No, it's not. There are zero dollars that are flowing into anyone's pocket based on making someone buy something that they don't want. No matter how badly you want to believe in systematic irrationality, you won't put your money where your mouth is. And honestly, I don't blame you. Your position is precarious, which is why you have yet to offer an explaination of how it would work. Instead, you lob random, half-baked insults at me.
Swing again, bud.
ESPN has a near monopoly position and is forcing the cable companies to take its channels at a high rate. A significant portion of the cable companies' customers don't watch sports. Most of the network costs are sports. Until recently, those customers didn't have many choices and none of them had the option of taking cable without ESPN.
So ESPN is getting money from people who don't watch it.
That will go away as options develop.
1) ESPN can't force anybody to do anything that they don't want. There are zero guns to anybody's head, and there are zero horse heads showing up in anybody's bed. ESPN can only refuse to offer their service at a given price. Similarly, cable companies can refuse to buy access to ESPN at that price. ESPN's willingness to offer their channel(s) at a price is a factor of that price point x the number of customers willing to pay that price, w/ the minimum acceptable price being based on the their operating costs.

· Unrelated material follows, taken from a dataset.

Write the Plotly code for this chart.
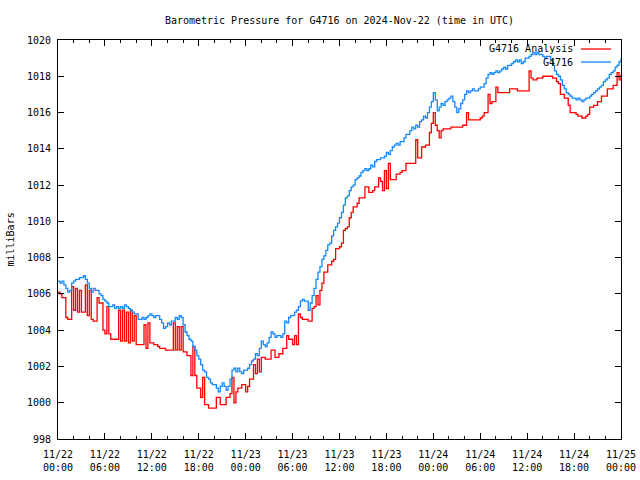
import pandas as pd
import plotly.graph_objects as go

START = "2024-11-22 00:00"
STEP = "15min"

# G4716 Analysis (red), 15-minute values, one row = 3 hours
analysis_mb = [
    1006.1, 1006.0, 1005.8, 1005.8, 1004.7, 1004.6, 1004.6, 1006.4, 1005.1, 1006.3, 1005.0, 1006.2,
    1005.0, 1005.0, 1006.5, 1004.8, 1006.2, 1004.6, 1004.5, 1004.5, 1005.8, 1005.5, 1005.5, 1004.0,
    1003.8, 1005.3, 1003.8, 1003.5, 1003.5, 1003.5, 1003.5, 1005.1, 1003.4, 1005.1, 1003.4, 1005.0,
    1003.3, 1005.1, 1003.4, 1004.8, 1003.2, 1003.2, 1003.2, 1003.2, 1004.3, 1003.0, 1004.4, 1003.3,
    1003.3, 1003.2, 1003.2, 1003.1, 1003.0, 1003.0, 1003.0, 1002.9, 1002.9, 1002.9, 1002.9, 1004.4,
    1002.9, 1004.2, 1002.9, 1004.2, 1002.8, 1002.8, 1002.6, 1002.6, 1001.5, 1003.1, 1001.5, 1000.8,
    1000.8, 1000.3, 1001.4, 999.9, 999.9, 999.7, 999.7, 999.7, 999.7, 1000.3, 1000.3, 999.9,
    999.9, 999.9, 1000.3, 1000.3, 1000.5, 1001.4, 1000.0, 1000.6, 1000.8, 1000.8, 1001.0, 1001.0,
    1000.6, 1000.9, 1001.3, 1001.3, 1002.1, 1001.6, 1002.4, 1001.7, 1002.5, 1002.5, 1002.4, 1002.4,
    1002.4, 1002.9, 1002.9, 1002.5, 1002.5, 1002.7, 1002.7, 1003.0, 1003.0, 1003.7, 1003.5, 1003.5,
    1003.2, 1003.7, 1003.2, 1004.9, 1004.7, 1004.6, 1004.6, 1004.6, 1004.5, 1004.5, 1005.2, 1005.3,
    1005.9, 1005.4, 1006.2, 1006.6, 1007.2, 1007.2, 1007.6, 1007.6, 1007.8, 1007.9, 1008.5, 1008.5,
    1008.6, 1008.8, 1009.5, 1009.6, 1009.7, 1010.2, 1010.5, 1010.8, 1010.8, 1011.0, 1011.3, 1011.3,
    1011.3, 1011.9, 1011.9, 1011.6, 1011.6, 1011.7, 1011.9, 1011.9, 1012.4, 1012.2, 1011.7, 1012.8,
    1011.8, 1013.2, 1012.3, 1012.3, 1012.3, 1012.6, 1012.6, 1012.7, 1012.8, 1012.8, 1013.2, 1013.2,
    1013.2, 1013.2, 1013.2, 1014.5, 1013.5, 1013.5, 1014.1, 1014.1, 1014.2, 1014.2, 1014.9, 1015.4,
    1016.0, 1015.3, 1015.0, 1014.6, 1015.0, 1015.1, 1015.1, 1015.1, 1015.1, 1015.2, 1015.2, 1015.2,
    1015.2, 1015.2, 1015.2, 1015.3, 1015.3, 1016.0, 1015.6, 1015.6, 1015.6, 1015.6, 1015.6, 1015.6,
    1015.7, 1015.8, 1016.0, 1016.0, 1017.0, 1016.5, 1016.6, 1016.6, 1017.4, 1017.1, 1017.1, 1017.1,
    1017.1, 1017.1, 1017.1, 1017.3, 1017.3, 1017.3, 1017.3, 1017.2, 1017.2, 1017.2, 1017.2, 1017.2,
    1017.2, 1018.3, 1017.9, 1017.8, 1017.8, 1017.9, 1017.9, 1017.9, 1018.0, 1018.0, 1018.0, 1018.0,
    1018.0, 1017.9, 1017.9, 1017.7, 1017.6, 1017.0, 1017.0, 1016.8, 1016.8, 1016.4, 1016.0, 1016.0,
    1016.0, 1015.9, 1015.8, 1015.8, 1015.7, 1015.7, 1015.8, 1015.9, 1016.3, 1016.3, 1016.4, 1016.4,
    1016.6, 1016.6, 1016.9, 1016.9, 1016.9, 1017.3, 1017.3, 1017.3, 1017.5, 1017.5, 1018.2, 1017.8,
    1018.1,
]

# G4716 observed (blue), 15-minute values, one row = 3 hours
station_mb = [
    1006.7, 1006.6, 1006.7, 1006.5, 1006.3, 1006.1, 1006.2, 1006.6, 1006.7, 1006.8, 1006.8, 1006.9,
    1006.9, 1007.0, 1006.8, 1006.6, 1006.3, 1006.1, 1006.3, 1006.2, 1006.2, 1006.0, 1005.9, 1005.7,
    1005.6, 1005.5, 1005.3, 1005.3, 1005.4, 1005.2, 1005.3, 1005.2, 1005.3, 1005.2, 1005.4, 1005.3,
    1005.2, 1005.1, 1005.0, 1004.9, 1004.9, 1004.6, 1004.6, 1004.7, 1004.6, 1004.7, 1004.8, 1004.9,
    1004.8, 1004.7, 1004.8, 1004.8, 1004.6, 1004.4, 1004.1, 1004.2, 1004.4, 1004.3, 1004.5, 1004.5,
    1004.7, 1004.6, 1004.8, 1004.7, 1004.3, 1003.9, 1003.7, 1003.5, 1003.4, 1003.1, 1002.9, 1002.6,
    1002.4, 1002.1, 1001.8, 1001.7, 1001.4, 1001.3, 1001.1, 1001.0, 1001.0, 1000.8, 1000.6, 1000.9,
    1001.1, 1000.9, 1000.7, 1000.9, 1001.3, 1001.8, 1001.9, 1001.7, 1001.9, 1001.7, 1001.6, 1001.8,
    1001.8, 1001.9, 1002.1, 1002.3, 1002.4, 1002.7, 1002.6, 1003.0, 1003.4, 1003.2, 1003.1, 1003.3,
    1003.6, 1003.9, 1003.8, 1003.6, 1003.7, 1003.7, 1003.6, 1003.8, 1004.5, 1004.4, 1004.7, 1004.8,
    1004.8, 1005.0, 1005.1, 1005.3, 1005.6, 1005.7, 1005.6, 1005.6, 1005.1, 1005.5, 1005.9, 1006.3,
    1006.8, 1007.2, 1007.5, 1007.9, 1008.1, 1008.4, 1008.7, 1008.8, 1009.2, 1009.5, 1009.7, 1009.9,
    1010.2, 1010.5, 1010.9, 1011.3, 1011.4, 1011.7, 1011.9, 1012.0, 1012.3, 1012.4, 1012.5, 1012.7,
    1012.8, 1012.9, 1012.8, 1012.9, 1013.1, 1013.0, 1013.3, 1013.4, 1013.4, 1013.5, 1013.5, 1013.6,
    1013.8, 1013.7, 1013.9, 1014.1, 1014.2, 1014.3, 1014.2, 1014.4, 1014.4, 1014.6, 1014.8, 1014.8,
    1015.0, 1015.2, 1015.1, 1015.3, 1015.2, 1015.5, 1015.6, 1015.8, 1015.7, 1016.0, 1016.3, 1016.6,
    1017.1, 1016.7, 1016.1, 1016.3, 1016.5, 1016.4, 1016.6, 1016.7, 1016.8, 1016.9, 1016.6, 1016.3,
    1016.0, 1016.2, 1016.5, 1016.7, 1017.0, 1017.2, 1017.1, 1017.2, 1017.3, 1017.2, 1017.2, 1017.3,
    1017.4, 1017.4, 1017.6, 1017.9, 1018.1, 1018.2, 1018.1, 1018.2, 1018.3, 1018.2, 1018.3, 1018.4,
    1018.5, 1018.4, 1018.6, 1018.6, 1018.7, 1018.8, 1018.9, 1018.8, 1018.9, 1018.7, 1018.8, 1019.0,
    1019.0, 1019.1, 1019.2, 1019.3, 1019.2, 1019.3, 1019.2, 1019.2, 1019.1, 1019.0, 1019.1, 1019.1,
    1018.9, 1018.6, 1018.3, 1018.1, 1018.0, 1017.8, 1017.5, 1017.3, 1017.1, 1017.0, 1016.9, 1016.8,
    1016.8, 1016.7, 1016.8, 1016.7, 1016.6, 1016.7, 1016.8, 1016.8, 1016.9, 1017.0, 1017.1, 1017.2,
    1017.3, 1017.4, 1017.5, 1017.7, 1017.8, 1017.9, 1018.1, 1018.2, 1018.3, 1018.5, 1018.6, 1018.8,
    1019.0,
]

series_names = ["G4716 Analysis", "G4716"]
series_colors = ["#ff0000", "#1488ff"]
title_text = "Barometric Pressure for G4716 on 2024-Nov-22 (time in UTC)"
y_title = "milliBars"
y_ticks = [998, 1000, 1002, 1004, 1006, 1008, 1010, 1012, 1014, 1016, 1018, 1020]
x_range = ["2024-11-22 00:00", "2024-11-25 00:00"]

times_a = pd.date_range(START, periods=len(analysis_mb), freq=STEP)
times_s = pd.date_range(START, periods=len(station_mb), freq=STEP)

FONT = "DejaVu Sans Mono"

fig = go.Figure()
fig.add_trace(go.Scatter(x=times_a, y=analysis_mb, mode="lines", name=series_names[0],
                         line=dict(color=series_colors[0], width=1.3, shape="hv")))
fig.add_trace(go.Scatter(x=times_s, y=station_mb, mode="lines", name=series_names[1],
                         line=dict(color=series_colors[1], width=1.3, shape="hv")))

L, R, T, B = 58, 19, 40, 41
W, H = 640, 480
pw, ph = W - L - R, H - T - B

def px_x(px):
    return (px - L) / pw

def px_y(py):
    return 1 - (py - T) / ph

fig.update_layout(
    width=W, height=H,
    margin=dict(l=L, r=R, t=T, b=B, autoexpand=False),
    paper_bgcolor="white", plot_bgcolor="white",
    showlegend=False,
    font=dict(family=FONT, size=10, color="black"),
    title=dict(text=title_text, x=0.5, xref="paper", y=1 - 20 / H, yref="container",
               xanchor="center", yanchor="middle", font=dict(family=FONT, size=10, color="black")),
    xaxis=dict(
        type="date", range=x_range, showgrid=False, zeroline=False, automargin=False,
        showline=True, linecolor="black", linewidth=1, mirror="ticks",
        ticks="inside", ticklen=6, tickcolor="black", tickwidth=1,
        dtick=6 * 3600 * 1000, tick0="2024-11-22 00:00",
        tickformat="%m/%d<br>%H:%M",
        minor=dict(ticks="inside", ticklen=3, tickcolor="black", dtick=2 * 3600 * 1000, showgrid=False),
        ticklabelstandoff=6,
        tickfont=dict(family=FONT, size=10, color="black"),
    ),
    yaxis=dict(
        range=[998, 1020], showgrid=False, zeroline=False, automargin=False,
        showline=True, linecolor="black", linewidth=1, mirror="ticks",
        ticks="inside", ticklen=6, tickcolor="black", tickwidth=1,
        tickvals=y_ticks,
        ticklabelstandoff=4,
        tickfont=dict(family=FONT, size=10, color="black"),
    ),
)

# y-axis title
fig.add_annotation(text=y_title, xref="paper", yref="paper", x=px_x(10), y=0.5,
                   textangle=-90, showarrow=False, xanchor="center", yanchor="middle",
                   font=dict(family=FONT, size=10, color="black"))

# gnuplot-style key: right-aligned text followed by a line sample
key_rows = [49, 62]
for name, color, ky in zip(series_names, series_colors, key_rows):
    fig.add_annotation(text=name, xref="paper", yref="paper", x=px_x(575), y=px_y(ky),
                       showarrow=False, xanchor="right", yanchor="middle",
                       font=dict(family=FONT, size=10, color="black"))
    fig.add_shape(type="line", xref="paper", yref="paper",
                  x0=px_x(581), x1=px_x(611), y0=px_y(ky), y1=px_y(ky),
                  line=dict(color=color, width=1.3))

fig.write_html(
    "out.html",
    config={"displayModeBar": False},
    post_script="document.body.style.margin='0';document.body.style.overflow='hidden';",
)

Cable companies' willingness to purchase access ESPN is capped by how much they can raise rates for supplying ESPN x how many people will pay those rates due to ESPN (i.e. how much their revenue will increase). The difference between cable co's maximum willingness to pay (high end) and ESPN's minimum willingness to offer their product (low end) is the negotiable range. The final price in that range is determined by market power, which is where ESPN's monopoly kicks in.
2) The single bill per tier that customers see is a blended average of those those calculations. Content is bundled together because bundled products can have different elasticities than non bundled products. And, when cable companies think that the number of customers willing to buy a bundled product at a given price exceeds the number of customers who would purchase the unbundled channels at a the same combined aggregate price, content is bundled together.
3) That phenomenon exists when the price at which customers will pay for channels is determined by random chance, which evens out as channels are grouped together due to small sample size variance vs. large sample size variance.
4) The bundle, as described in #3, allows individual customers to pay varying prices for individual channels while paying the same rate for the package as a whole.
5) So, at the end of the day, customers are only paying cable companies for the products that they value (point 4), which is the basis for how much cable companies will pay TV networks (point 1). The carriage rates being based on a total customer base is just a weighted average that's used for simplification (point 2). It has no real economic impact other than it greatly reduces transaction costs for all parties involved (i.e. if there were 2 channels and 2 customers, and one customer wants 1 channel, and the other wants the other, then charging each customer $5 for each channel is the same as charging one customer $10 for one channel that they want and the other customer $10 for the one channel that they want - both scenarios end up w/ both channels getting $10).
TLDR: Everyone is rational (at least on a large scale), nobody is paying for anything that they don't want, nobody is getting any money from anybody who doesn't want to pay it, and supply and demand very much apply to TV networks.
NOTE: If you still want to discuss this topic, I'd be happy to do so in a new, dedicated thread, or I'd happy to discuss this offline.